▶ [Aim]: Carry none of the pictures over; set down the material below exactly.

▶ [Recorded information]:
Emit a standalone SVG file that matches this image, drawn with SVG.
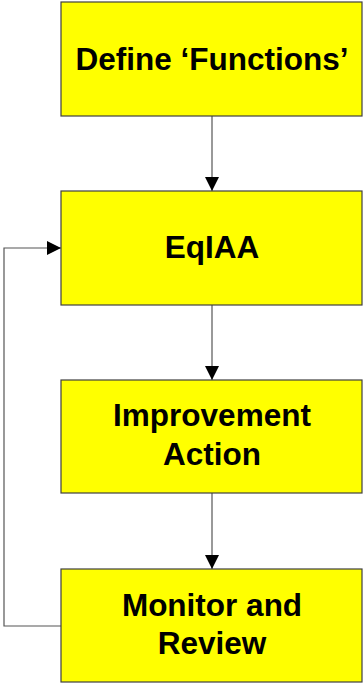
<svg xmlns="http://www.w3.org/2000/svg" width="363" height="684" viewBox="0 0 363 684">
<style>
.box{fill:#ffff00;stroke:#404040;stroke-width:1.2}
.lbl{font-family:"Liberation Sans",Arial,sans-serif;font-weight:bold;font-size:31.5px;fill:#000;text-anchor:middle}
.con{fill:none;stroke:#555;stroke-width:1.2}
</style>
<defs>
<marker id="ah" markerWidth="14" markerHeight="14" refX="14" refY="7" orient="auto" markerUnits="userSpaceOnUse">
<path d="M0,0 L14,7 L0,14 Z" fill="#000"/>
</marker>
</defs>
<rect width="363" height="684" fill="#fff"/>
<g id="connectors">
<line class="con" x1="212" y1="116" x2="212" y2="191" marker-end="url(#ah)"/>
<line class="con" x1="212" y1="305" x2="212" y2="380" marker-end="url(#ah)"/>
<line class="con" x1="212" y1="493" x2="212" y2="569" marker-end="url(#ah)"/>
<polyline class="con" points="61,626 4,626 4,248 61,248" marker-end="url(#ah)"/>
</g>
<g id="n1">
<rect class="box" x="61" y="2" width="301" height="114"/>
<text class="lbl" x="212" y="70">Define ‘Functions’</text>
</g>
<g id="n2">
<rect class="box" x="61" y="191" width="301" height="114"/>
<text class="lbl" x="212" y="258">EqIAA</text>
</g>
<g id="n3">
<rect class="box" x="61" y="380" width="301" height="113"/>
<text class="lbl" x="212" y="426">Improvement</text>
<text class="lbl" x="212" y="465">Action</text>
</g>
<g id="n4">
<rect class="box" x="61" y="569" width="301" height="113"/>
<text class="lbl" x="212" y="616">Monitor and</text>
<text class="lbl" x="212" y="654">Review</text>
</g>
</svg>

▶ [Output]:
Emit a standalone SVG file that matches this image, drawn with SVG.
<svg xmlns="http://www.w3.org/2000/svg" width="363" height="684" viewBox="0 0 363 684">
<style>
.box{fill:#ffff00;stroke:#404040;stroke-width:1.2}
.lbl{font-family:"Liberation Sans",Arial,sans-serif;font-weight:bold;font-size:31.5px;fill:#000;text-anchor:middle}
.con{fill:none;stroke:#555;stroke-width:1.2}
</style>
<defs>
<marker id="ah" markerWidth="14" markerHeight="14" refX="14" refY="7" orient="auto" markerUnits="userSpaceOnUse">
<path d="M0,0 L14,7 L0,14 Z" fill="#000"/>
</marker>
</defs>
<rect width="363" height="684" fill="#fff"/>
<g id="connectors">
<line class="con" x1="212" y1="116" x2="212" y2="191" marker-end="url(#ah)"/>
<line class="con" x1="212" y1="305" x2="212" y2="380" marker-end="url(#ah)"/>
<line class="con" x1="212" y1="493" x2="212" y2="569" marker-end="url(#ah)"/>
<polyline class="con" points="61,626 4,626 4,248 61,248" marker-end="url(#ah)"/>
</g>
<g id="n1">
<rect class="box" x="61" y="2" width="301" height="114"/>
<text class="lbl" x="212" y="70">Define ‘Functions’</text>
</g>
<g id="n2">
<rect class="box" x="61" y="191" width="301" height="114"/>
<text class="lbl" x="212" y="258">EqIAA</text>
</g>
<g id="n3">
<rect class="box" x="61" y="380" width="301" height="113"/>
<text class="lbl" x="212" y="426">Improvement</text>
<text class="lbl" x="212" y="465">Action</text>
</g>
<g id="n4">
<rect class="box" x="61" y="569" width="301" height="113"/>
<text class="lbl" x="212" y="616">Monitor and</text>
<text class="lbl" x="212" y="654">Review</text>
</g>
</svg>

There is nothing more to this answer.